El domingo pasado, temprano en la mañana, salí a cumplir con mi obligación ciudadana, a pesar –como lo he dicho en este espacio– de mi desconfianza en nuestros pobres ejercicios democráticos. Desde que ingresé al centro de votación, hasta que salí por la puerta opuesta con mi certificado electoral en la mano, transcurrieron seis minutos. El tiempo que me tomó votar no se debió a la eficiencia logística de la Registraduría Nacional del Estado Civil, sino al simple hecho de que el lugar estaba prácticamente desierto. Los demócratas, los dolientes de la patria, los que tenían en sus manos la decisión más importante del último siglo en Colombia, estaban protegiéndose de la lluvia en sus casas o aprovechando el mal clima para hacer mercado. Como esta circunstancia se repitió en todos los municipios del país, el resultado fue el que vimos: una ridícula cantidad de personas decidieron por el resto.

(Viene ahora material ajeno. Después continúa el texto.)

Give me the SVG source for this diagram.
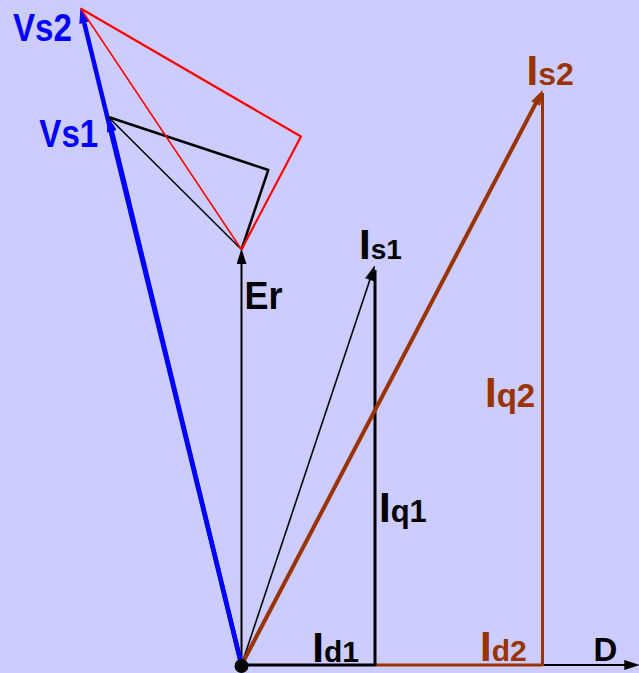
<svg xmlns="http://www.w3.org/2000/svg" width="639" height="673" viewBox="0 0 639 673">
<style>
text{font-family:"Liberation Sans",Arial,sans-serif;font-weight:bold}
.blk{fill:#000}
.blu{fill:#0000FF}
.brn{fill:#993300}
.big{font-size:42px}
</style>
<defs>
<marker id="aBlk" markerUnits="userSpaceOnUse" markerWidth="16" markerHeight="10" viewBox="0 0 14 9" refX="6" refY="4.5" orient="auto"><path d="M0,0 L14,4.5 L0,9 z" fill="#000"/></marker>
<marker id="aBlu" markerUnits="userSpaceOnUse" markerWidth="16" markerHeight="10" viewBox="0 0 14 9" refX="6" refY="4.5" orient="auto"><path d="M0,0 L14,4.5 L0,9 z" fill="#0000FF"/></marker>
<marker id="aBrn" markerUnits="userSpaceOnUse" markerWidth="16" markerHeight="10" viewBox="0 0 14 9" refX="6" refY="4.5" orient="auto"><path d="M0,0 L14,4.5 L0,9 z" fill="#993300"/></marker>
</defs>
<rect width="639" height="673" fill="#CCCCFF"/>
<g id="connectors" fill="none" stroke-linejoin="round">
  <!-- D axis -->
  <line x1="241.5" y1="665" x2="631" y2="665" stroke="#000" stroke-width="2" marker-end="url(#aBlk)"/>
  <!-- Id1, Id2 -->
  <line x1="241.5" y1="665" x2="375" y2="665" stroke="#000" stroke-width="3"/>
  <line x1="375" y1="665" x2="542.5" y2="665" stroke="#993300" stroke-width="3"/>
  <!-- Iq1, Iq2 -->
  <line x1="375" y1="666" x2="375" y2="270" stroke="#000" stroke-width="3"/>
  <line x1="542.5" y1="666" x2="542.5" y2="93" stroke="#993300" stroke-width="3"/>
  <!-- Er -->
  <line x1="241.5" y1="665" x2="241.5" y2="257.5" stroke="#000" stroke-width="2" marker-end="url(#aBlk)"/>
  <!-- Is1 -->
  <line x1="241.5" y1="665" x2="372" y2="273.6" stroke="#000" stroke-width="1.6" marker-end="url(#aBlk)"/>
  <!-- Is2 -->
  <line x1="241.5" y1="665" x2="538.8" y2="97.6" stroke="#993300" stroke-width="4" marker-end="url(#aBrn)"/>
  <!-- Vs2, Vs1 -->
  <line x1="241.5" y1="665" x2="82.6" y2="16.3" stroke="#0000FF" stroke-width="4.5" marker-end="url(#aBlu)"/>
  <line x1="241.5" y1="665" x2="110.2" y2="124.8" stroke="#0000FF" stroke-width="4.5" marker-end="url(#aBlu)"/>
  <!-- black triangle -->
  <polyline points="108.3,117 268.3,170 241.5,249.5" stroke="#000" stroke-width="2.5"/>
  <line x1="108.3" y1="117" x2="241.5" y2="249.5" stroke="#000" stroke-width="1.5"/>
  <!-- red triangle -->
  <polyline points="80.7,8.5 301,136.5 241.5,249.5" stroke="#FF0000" stroke-width="2.2"/>
  <line x1="80.7" y1="8.5" x2="241.5" y2="249.5" stroke="#FF0000" stroke-width="1.5"/>
</g>
<g id="origin"><circle cx="241.5" cy="666" r="7" fill="#000"/></g>
<g id="Vs2"><text class="blu" x="13" y="40.7" font-size="38" textLength="59" lengthAdjust="spacingAndGlyphs">Vs2</text></g>
<g id="Vs1"><text class="blu" x="39.3" y="147.3" font-size="38" textLength="59" lengthAdjust="spacingAndGlyphs">Vs1</text></g>
<g id="Er"><text class="blk" x="244.6" y="309" font-size="38" textLength="38" lengthAdjust="spacingAndGlyphs">Er</text></g>
<g id="Is1"><text class="blk" x="359" y="259.3"><tspan class="big">I</tspan><tspan font-size="28">s1</tspan></text></g>
<g id="Is2"><text class="brn" x="526.6" y="85"><tspan class="big">I</tspan><tspan font-size="32">s2</tspan></text></g>
<g id="Iq1"><text class="blk" x="379" y="521.7"><tspan class="big">I</tspan><tspan font-size="31">q1</tspan></text></g>
<g id="Iq2"><text class="brn" x="485" y="407.3"><tspan class="big">I</tspan><tspan font-size="33">q2</tspan></text></g>
<g id="Id1"><text class="blk" x="312.3" y="661.7"><tspan class="big">I</tspan><tspan font-size="30">d1</tspan></text></g>
<g id="Id2"><text class="brn" x="480" y="661"><tspan class="big">I</tspan><tspan font-size="30">d2</tspan></text></g>
<g id="D"><text class="blk" x="593.5" y="661" font-size="33">D</text></g>
</svg>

La abstención es un fenómeno predecible. A la verdadera mayoría le importa un rábano lo que se decida en cualquier elección; es por eso, entre otras cosas, que tenemos los líderes que nos merecemos. Luego habríamos de detenernos en los que sí fueron a votar. Y al hacerlo, el panorama es peor.
Empate entre el Sí y el No, con la ignominiosa victoria de los últimos por 53.894 votos. Una caricatura. Un chiste cruel. Un insulto a las millones de víctimas que miraban, desde las zonas de conflicto, cómo nos jugábamos a los dados su futuro, cómo pisoteábamos su sufrimiento, cómo deshonrábamos a sus muertos.
Como siempre, la suerte del proceso de paz la dejamos en manos de la élite amangualada que pactará detrás de las puertas lo que le convenga. Los políticos echarán por tierra lo más importante, que como se sabe es el tema de la tierra y la posibilidad de que todos los responsables (no solo los guerrilleros) digan la verdad.
Porque a los promotores del No, quienes influenciaron con mentiras a los votantes, como en el colmo de la torpeza acaba de reconocer el gerente de la campaña uribista, Luis Carlos Vélez, no les conviene que a los campesinos pobres les devuelvan las tierras que muchos de sus amigos disfrutan hoy; y, por supuesto, solo les interesa la verdad, la justicia y la reparación de las Farc, no la de los militares y civiles que promovieron y ejecutaron los más miserables actos de barbarie durante el conflicto. Esas son los puntos que terminarán pactando con el gobierno. Ese es el botín: conservar las propiedades que no son suyas y que no se sepa la mitad de la verdad.
Lo demás son cortinas de humo: la impunidad, la participación política de los bandidos, el castrochavismo, los homosexuales en el poder, no tienen ninguna importancia para los depredadores que se aprovechan de la inocencia de los que votan y de la indiferencia de quienes no lo hacen.
Este plebiscito, en el que la mayoría de los colombianos no se interesó en participar, no se trataba solamente de finalizar el enfrentamiento armado; era una oportunidad para remediar, así fuera de una tímida manera, algunos de los problemas fundamentales que los más pobres y desprotegidos seguirán padeciendo para siempre.